I can't believe all the the tricks he knew on how to get the right look for male/female illustrations. So subtle, yet important to the overall look. I doubt any of this is even taught anymore, especially now that Photoshop has taken over. Ah, rubber cement, rubber cement pickups, t-squares, they all take me back to my first job in 1981 as a technical illustrator. This was pre-computer and we relied on a pool of typists to set all the text that we ran thru the waxing machine (or the hand-held model), then burnished into place using a special paper and "bone" burnisher. Technical drawings were done with a cabled straight-edge in lieu of a t-square, and we used triangles for the vertical strokes of our Rapid-o-graph technical pens. We had to constantly shake the pens back and forth and always seemed to be cleaning them. I found that disassembling them and using the men's room soap and water did a better job than the sonic solution that everyone seemed to soak them in as a last ditch effort to bring them back to life. We had a wide variety of templates to help us create our flow diagrams which we turned out thousands of over the years. Then one day in December of 1983, we got our first Apple Lisa. That day things changed. I wonder if I still have a set of those pens?

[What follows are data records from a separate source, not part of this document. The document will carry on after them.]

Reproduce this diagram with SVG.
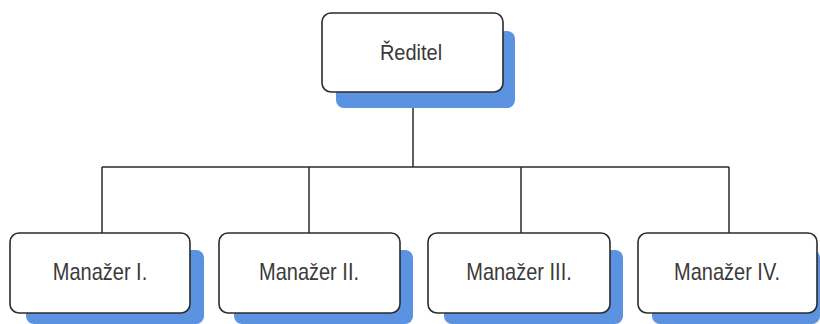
<svg xmlns="http://www.w3.org/2000/svg" width="820" height="324" viewBox="0 0 820 324">
<style>
.sh{fill:#5b93e0;}
.bx{fill:#fff;stroke:#2b2b2b;stroke-width:1.6;}
.lb{font-family:"Liberation Sans",Arial,sans-serif;font-size:20px;fill:#3a3a3a;text-anchor:middle;}
.cn{fill:none;stroke:#2b2b2b;stroke-width:1.5;}
</style>
<rect width="820" height="324" fill="#fff"/>
<g id="connectors">
<path class="cn" d="M413 92V167M102 167H729M102 167V233M309 167V233M521 167V233M729 167V233"/>
</g>
<g id="reditel">
<rect class="sh" x="336" y="31" width="179" height="77" rx="8"/>
<rect class="bx" x="322" y="13" width="181" height="79" rx="9"/>
<text class="lb" transform="translate(411,59.5) scale(1,1.1)">Ředitel</text>
</g>
<g id="manazer1">
<rect class="sh" x="26" y="250" width="178" height="74" rx="8"/>
<rect class="bx" x="10" y="233" width="180" height="80" rx="9"/>
<text class="lb" transform="translate(100,279.5) scale(1,1.18)">Manažer I.</text>
</g>
<g id="manazer2">
<rect class="sh" x="234" y="250" width="179" height="74" rx="8"/>
<rect class="bx" x="219" y="233" width="181" height="80" rx="9"/>
<text class="lb" transform="translate(309,279.5) scale(1,1.18)">Manažer II.</text>
</g>
<g id="manazer3">
<rect class="sh" x="444" y="250" width="179" height="74" rx="8"/>
<rect class="bx" x="428" y="233" width="182" height="80" rx="9"/>
<text class="lb" transform="translate(519,279.5) scale(1,1.18)">Manažer III.</text>
</g>
<g id="manazer4">
<rect class="sh" x="652" y="250" width="168" height="74" rx="8"/>
<rect class="bx" x="638" y="233" width="179" height="80" rx="9"/>
<text class="lb" transform="translate(727,279.5) scale(1,1.18)">Manažer IV.</text>
</g>
</svg>
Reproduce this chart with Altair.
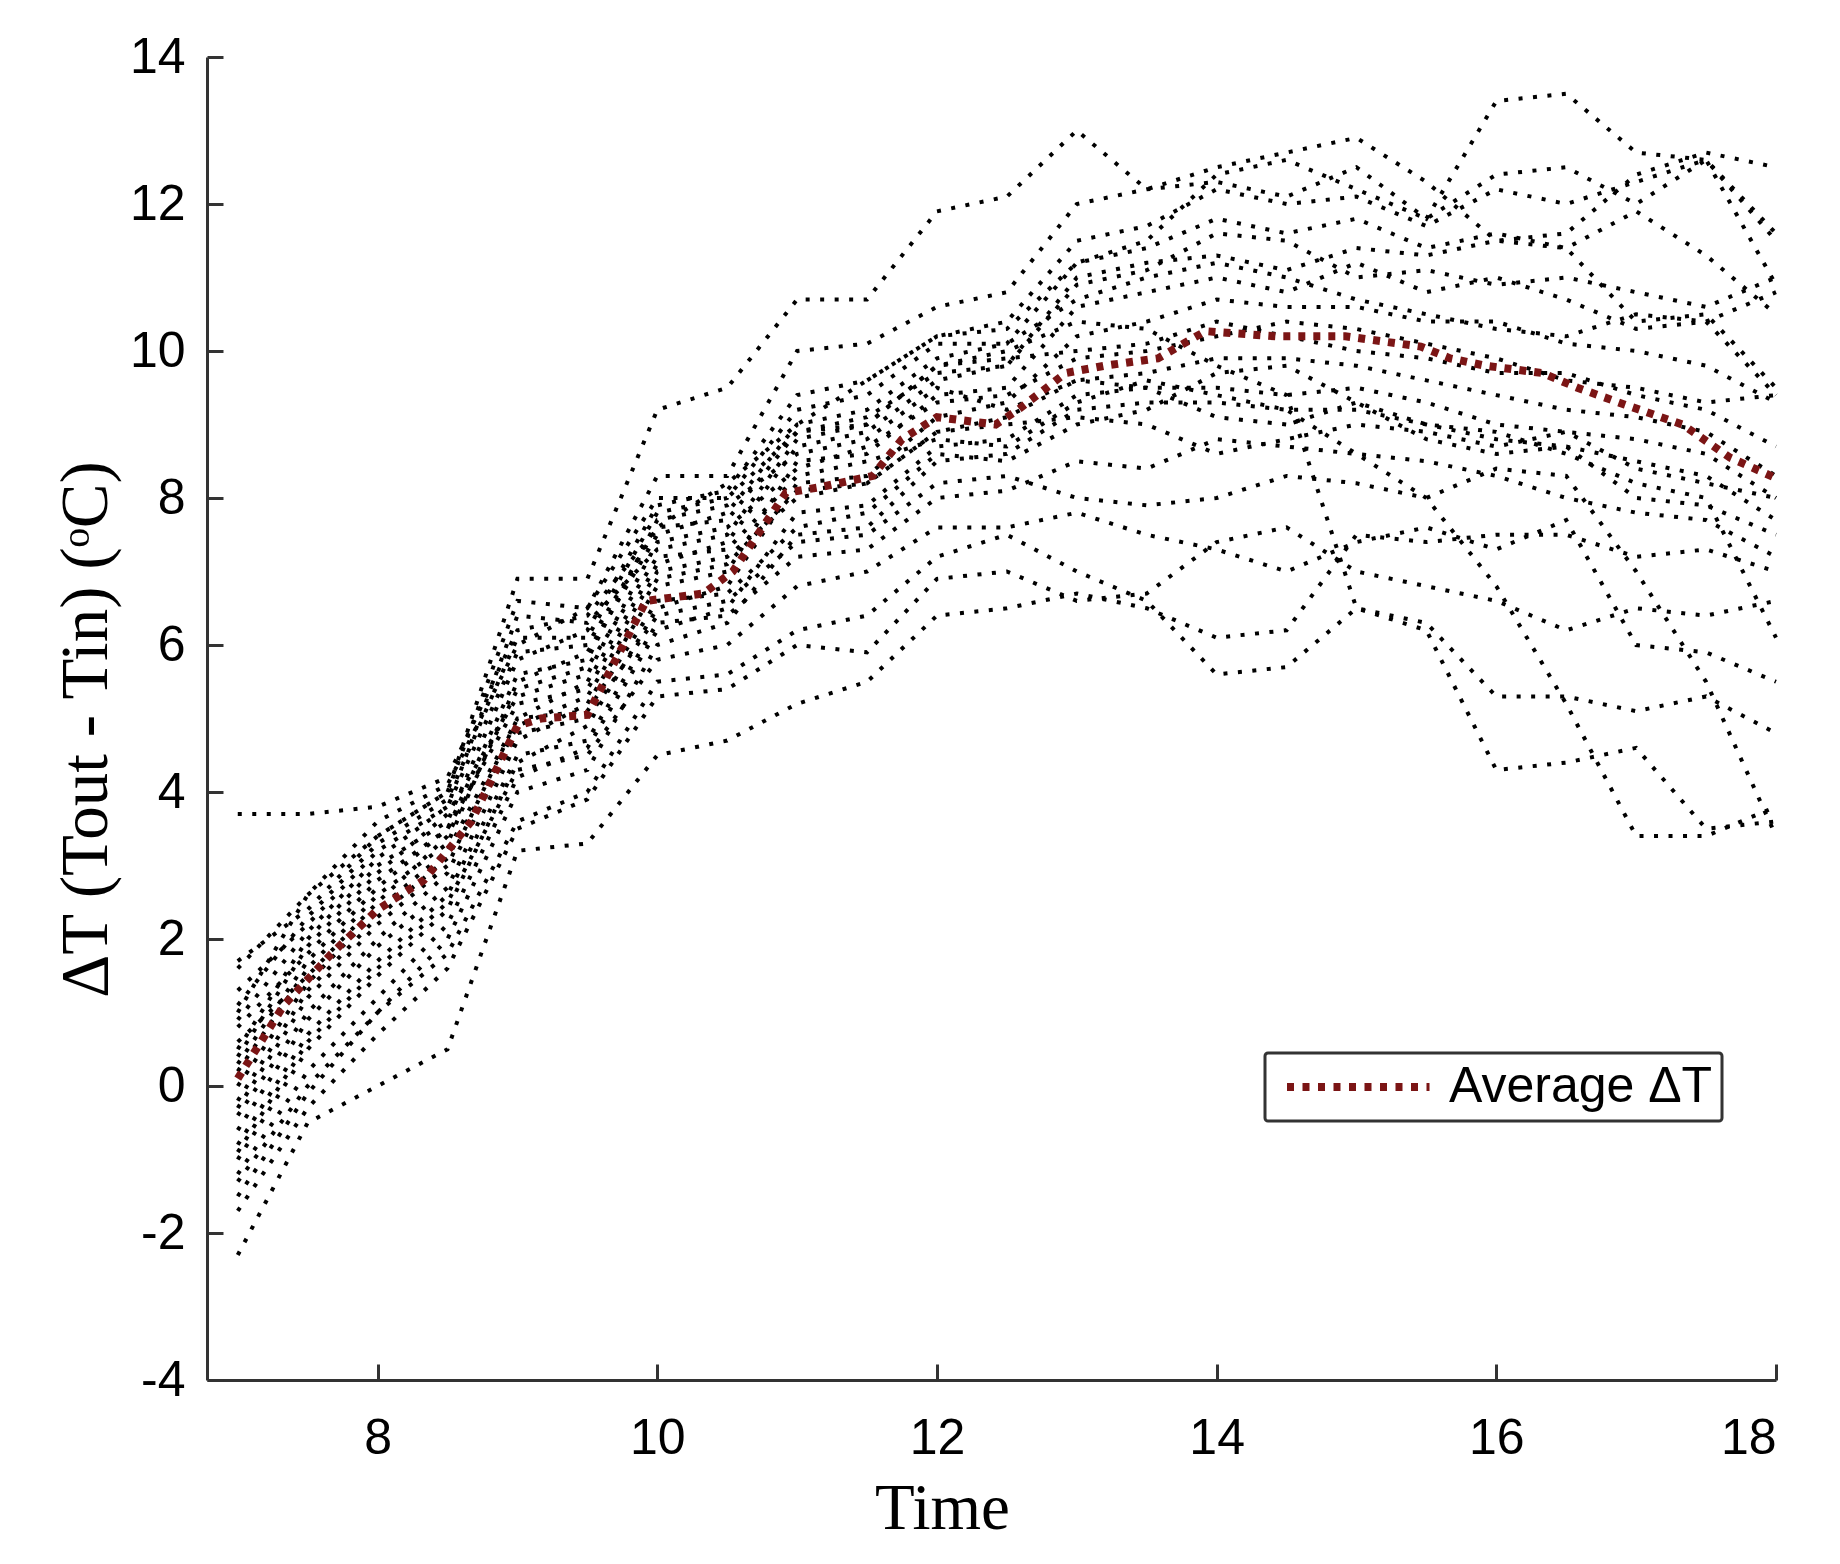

My dining room table is a large drafting apparatus with a spring and cable t-square. My technical pens are still pretty new; it took me a while to switch from the ruling pens I learned with. I remember pricing waxers, but they were a tad out of my price range.

With other changes in technology-like the development of lithography for instance- there were drastic changes in commercial and illustrative styles. I'm still trying to put my finger on what the visual changes are that were brought about by the Apple Lisa.